REQUIRED WORK
Write out the data again exactly, skipping every picture.

SOURCE DATA
** start **
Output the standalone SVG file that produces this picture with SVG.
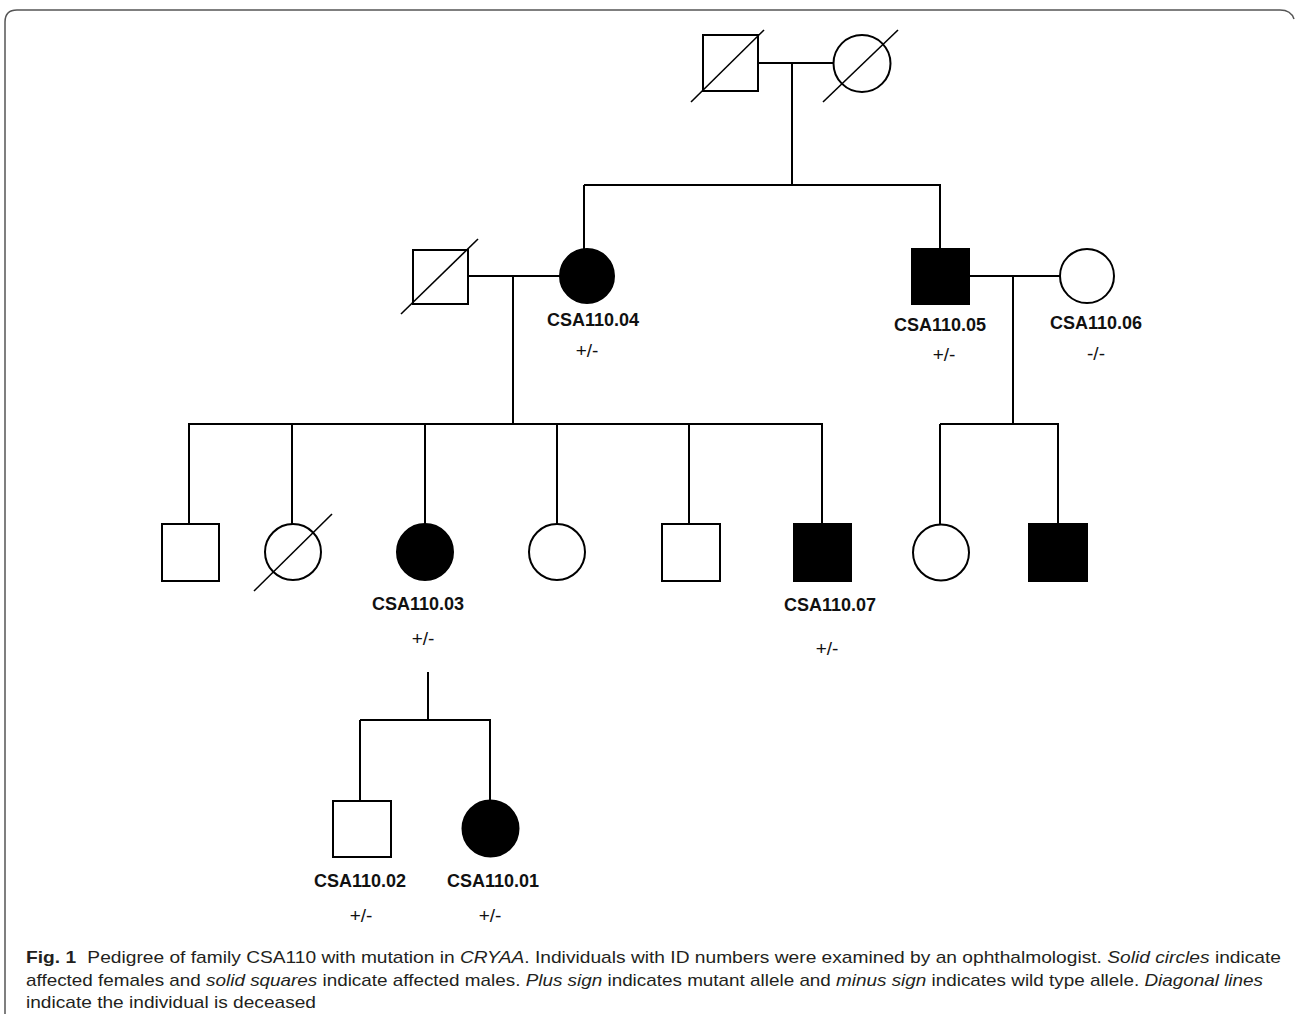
<svg xmlns="http://www.w3.org/2000/svg" width="1295" height="1014" viewBox="0 0 1295 1014">
<style>
.ln{stroke:#000;stroke-width:2;fill:none}
.sh{stroke:#000;stroke-width:2;fill:#fff}
.af{stroke:#000;stroke-width:2;fill:#000}
.dg{stroke:#000;stroke-width:1.6}
.id{font-family:"Liberation Sans",Arial,sans-serif;font-weight:bold;font-size:18px;fill:#111;text-anchor:middle}
.gt{font-family:"Liberation Sans",Arial,sans-serif;font-size:19px;fill:#111;text-anchor:middle}
.cap{font-family:"Liberation Sans",Arial,sans-serif;font-size:17px;fill:#231f20}
.it{font-style:italic}
</style>
<rect width="1295" height="1014" fill="#fff"/>
<path d="M5,1014 V22 Q5,10 17,10 H1280 Q1291,10 1294,19" fill="none" stroke="#555" stroke-width="1.5"/>
<g id="connectors">
<line class="ln" x1="758" y1="63" x2="834" y2="63"/>
<line class="ln" x1="792" y1="63" x2="792" y2="185"/>
<line class="ln" x1="584" y1="185" x2="941" y2="185"/>
<line class="ln" x1="584" y1="185" x2="584" y2="249"/>
<line class="ln" x1="940" y1="185" x2="940" y2="249"/>
<line class="ln" x1="468" y1="276" x2="560" y2="276"/>
<line class="ln" x1="513" y1="276" x2="513" y2="424"/>
<line class="ln" x1="969" y1="276" x2="1060" y2="276"/>
<line class="ln" x1="1013" y1="276" x2="1013" y2="424"/>
<line class="ln" x1="188" y1="424" x2="823" y2="424"/>
<line class="ln" x1="189" y1="424" x2="189" y2="524"/>
<line class="ln" x1="292" y1="424" x2="292" y2="524"/>
<line class="ln" x1="425" y1="424" x2="425" y2="524"/>
<line class="ln" x1="557" y1="424" x2="557" y2="524"/>
<line class="ln" x1="689" y1="424" x2="689" y2="524"/>
<line class="ln" x1="822" y1="424" x2="822" y2="524"/>
<line class="ln" x1="940" y1="424" x2="1059" y2="424"/>
<line class="ln" x1="940" y1="424" x2="940" y2="524"/>
<line class="ln" x1="1058" y1="424" x2="1058" y2="524"/>
<line class="ln" x1="428" y1="672" x2="428" y2="720"/>
<line class="ln" x1="360" y1="720" x2="491" y2="720"/>
<line class="ln" x1="360" y1="720" x2="360" y2="801"/>
<line class="ln" x1="490" y1="720" x2="490" y2="801"/>
</g>
<g id="gf">
<rect class="sh" x="703" y="35" width="55" height="56"/>
<line class="dg" x1="691" y1="102" x2="764" y2="30"/>
</g>
<g id="gm">
<circle class="sh" cx="862" cy="63.5" r="28.5"/>
<line class="dg" x1="823" y1="102" x2="898" y2="30"/>
</g>
<g id="f1">
<rect class="sh" x="413" y="250" width="55" height="54"/>
<line class="dg" x1="401" y1="314" x2="478" y2="239"/>
</g>
<g id="csa110_04">
<circle class="af" cx="587" cy="276" r="27"/>
<text class="id" x="593" y="326">CSA110.04</text>
<text class="gt" x="587" y="357">+/-</text>
</g>
<g id="csa110_05">
<rect class="af" x="912" y="249" width="57" height="55"/>
<text class="id" x="940" y="331">CSA110.05</text>
<text class="gt" x="944" y="361">+/-</text>
</g>
<g id="csa110_06">
<circle class="sh" cx="1087" cy="276" r="27"/>
<text class="id" x="1096" y="329">CSA110.06</text>
<text class="gt" x="1096" y="360">-/-</text>
</g>
<g id="c1">
<rect class="sh" x="162" y="524" width="57" height="57"/>
</g>
<g id="c2">
<circle class="sh" cx="293" cy="552" r="28"/>
<line class="dg" x1="254" y1="591" x2="332" y2="514"/>
</g>
<g id="csa110_03">
<circle class="af" cx="425" cy="552" r="28"/>
<text class="id" x="418" y="610">CSA110.03</text>
<text class="gt" x="423" y="645">+/-</text>
</g>
<g id="c4">
<circle class="sh" cx="557" cy="552" r="28"/>
</g>
<g id="c5">
<rect class="sh" x="662" y="524" width="58" height="57"/>
</g>
<g id="csa110_07">
<rect class="af" x="794" y="524" width="57" height="57"/>
<text class="id" x="830" y="611">CSA110.07</text>
<text class="gt" x="827" y="655">+/-</text>
</g>
<g id="c7">
<circle class="sh" cx="941" cy="552.5" r="28"/>
</g>
<g id="c8">
<rect class="af" x="1029" y="524" width="58" height="57"/>
</g>
<g id="csa110_02">
<rect class="sh" x="333" y="801" width="58" height="56"/>
<text class="id" x="360" y="887">CSA110.02</text>
<text class="gt" x="361" y="922">+/-</text>
</g>
<g id="csa110_01">
<circle class="af" cx="490.5" cy="828.5" r="28"/>
<text class="id" x="493" y="887">CSA110.01</text>
<text class="gt" x="490" y="922">+/-</text>
</g>
<g id="caption">
<text class="cap" x="26" y="963" textLength="1255" lengthAdjust="spacingAndGlyphs"><tspan font-weight="bold">Fig. 1</tspan><tspan dx="10">Pedigree of family CSA110 with mutation in </tspan><tspan class="it">CRYAA</tspan>. Individuals with ID numbers were examined by an ophthalmologist. <tspan class="it">Solid circles</tspan> indicate</text>
<text class="cap" x="26" y="986" textLength="1237" lengthAdjust="spacingAndGlyphs">affected females and <tspan class="it">solid squares</tspan> indicate affected males. <tspan class="it">Plus sign</tspan> indicates mutant allele and <tspan class="it">minus sign</tspan> indicates wild type allele. <tspan class="it">Diagonal lines</tspan></text>
<text class="cap" x="26" y="1008" textLength="290" lengthAdjust="spacingAndGlyphs">indicate the individual is deceased</text>
</g>
</svg>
** end **
THE COMPLETED TASK
Output the standalone SVG file that produces this picture with SVG.
<svg xmlns="http://www.w3.org/2000/svg" width="1295" height="1014" viewBox="0 0 1295 1014">
<style>
.ln{stroke:#000;stroke-width:2;fill:none}
.sh{stroke:#000;stroke-width:2;fill:#fff}
.af{stroke:#000;stroke-width:2;fill:#000}
.dg{stroke:#000;stroke-width:1.6}
.id{font-family:"Liberation Sans",Arial,sans-serif;font-weight:bold;font-size:18px;fill:#111;text-anchor:middle}
.gt{font-family:"Liberation Sans",Arial,sans-serif;font-size:19px;fill:#111;text-anchor:middle}
.cap{font-family:"Liberation Sans",Arial,sans-serif;font-size:17px;fill:#231f20}
.it{font-style:italic}
</style>
<rect width="1295" height="1014" fill="#fff"/>
<path d="M5,1014 V22 Q5,10 17,10 H1280 Q1291,10 1294,19" fill="none" stroke="#555" stroke-width="1.5"/>
<g id="connectors">
<line class="ln" x1="758" y1="63" x2="834" y2="63"/>
<line class="ln" x1="792" y1="63" x2="792" y2="185"/>
<line class="ln" x1="584" y1="185" x2="941" y2="185"/>
<line class="ln" x1="584" y1="185" x2="584" y2="249"/>
<line class="ln" x1="940" y1="185" x2="940" y2="249"/>
<line class="ln" x1="468" y1="276" x2="560" y2="276"/>
<line class="ln" x1="513" y1="276" x2="513" y2="424"/>
<line class="ln" x1="969" y1="276" x2="1060" y2="276"/>
<line class="ln" x1="1013" y1="276" x2="1013" y2="424"/>
<line class="ln" x1="188" y1="424" x2="823" y2="424"/>
<line class="ln" x1="189" y1="424" x2="189" y2="524"/>
<line class="ln" x1="292" y1="424" x2="292" y2="524"/>
<line class="ln" x1="425" y1="424" x2="425" y2="524"/>
<line class="ln" x1="557" y1="424" x2="557" y2="524"/>
<line class="ln" x1="689" y1="424" x2="689" y2="524"/>
<line class="ln" x1="822" y1="424" x2="822" y2="524"/>
<line class="ln" x1="940" y1="424" x2="1059" y2="424"/>
<line class="ln" x1="940" y1="424" x2="940" y2="524"/>
<line class="ln" x1="1058" y1="424" x2="1058" y2="524"/>
<line class="ln" x1="428" y1="672" x2="428" y2="720"/>
<line class="ln" x1="360" y1="720" x2="491" y2="720"/>
<line class="ln" x1="360" y1="720" x2="360" y2="801"/>
<line class="ln" x1="490" y1="720" x2="490" y2="801"/>
</g>
<g id="gf">
<rect class="sh" x="703" y="35" width="55" height="56"/>
<line class="dg" x1="691" y1="102" x2="764" y2="30"/>
</g>
<g id="gm">
<circle class="sh" cx="862" cy="63.5" r="28.5"/>
<line class="dg" x1="823" y1="102" x2="898" y2="30"/>
</g>
<g id="f1">
<rect class="sh" x="413" y="250" width="55" height="54"/>
<line class="dg" x1="401" y1="314" x2="478" y2="239"/>
</g>
<g id="csa110_04">
<circle class="af" cx="587" cy="276" r="27"/>
<text class="id" x="593" y="326">CSA110.04</text>
<text class="gt" x="587" y="357">+/-</text>
</g>
<g id="csa110_05">
<rect class="af" x="912" y="249" width="57" height="55"/>
<text class="id" x="940" y="331">CSA110.05</text>
<text class="gt" x="944" y="361">+/-</text>
</g>
<g id="csa110_06">
<circle class="sh" cx="1087" cy="276" r="27"/>
<text class="id" x="1096" y="329">CSA110.06</text>
<text class="gt" x="1096" y="360">-/-</text>
</g>
<g id="c1">
<rect class="sh" x="162" y="524" width="57" height="57"/>
</g>
<g id="c2">
<circle class="sh" cx="293" cy="552" r="28"/>
<line class="dg" x1="254" y1="591" x2="332" y2="514"/>
</g>
<g id="csa110_03">
<circle class="af" cx="425" cy="552" r="28"/>
<text class="id" x="418" y="610">CSA110.03</text>
<text class="gt" x="423" y="645">+/-</text>
</g>
<g id="c4">
<circle class="sh" cx="557" cy="552" r="28"/>
</g>
<g id="c5">
<rect class="sh" x="662" y="524" width="58" height="57"/>
</g>
<g id="csa110_07">
<rect class="af" x="794" y="524" width="57" height="57"/>
<text class="id" x="830" y="611">CSA110.07</text>
<text class="gt" x="827" y="655">+/-</text>
</g>
<g id="c7">
<circle class="sh" cx="941" cy="552.5" r="28"/>
</g>
<g id="c8">
<rect class="af" x="1029" y="524" width="58" height="57"/>
</g>
<g id="csa110_02">
<rect class="sh" x="333" y="801" width="58" height="56"/>
<text class="id" x="360" y="887">CSA110.02</text>
<text class="gt" x="361" y="922">+/-</text>
</g>
<g id="csa110_01">
<circle class="af" cx="490.5" cy="828.5" r="28"/>
<text class="id" x="493" y="887">CSA110.01</text>
<text class="gt" x="490" y="922">+/-</text>
</g>
<g id="caption">
<text class="cap" x="26" y="963" textLength="1255" lengthAdjust="spacingAndGlyphs"><tspan font-weight="bold">Fig. 1</tspan><tspan dx="10">Pedigree of family CSA110 with mutation in </tspan><tspan class="it">CRYAA</tspan>. Individuals with ID numbers were examined by an ophthalmologist. <tspan class="it">Solid circles</tspan> indicate</text>
<text class="cap" x="26" y="986" textLength="1237" lengthAdjust="spacingAndGlyphs">affected females and <tspan class="it">solid squares</tspan> indicate affected males. <tspan class="it">Plus sign</tspan> indicates mutant allele and <tspan class="it">minus sign</tspan> indicates wild type allele. <tspan class="it">Diagonal lines</tspan></text>
<text class="cap" x="26" y="1008" textLength="290" lengthAdjust="spacingAndGlyphs">indicate the individual is deceased</text>
</g>
</svg>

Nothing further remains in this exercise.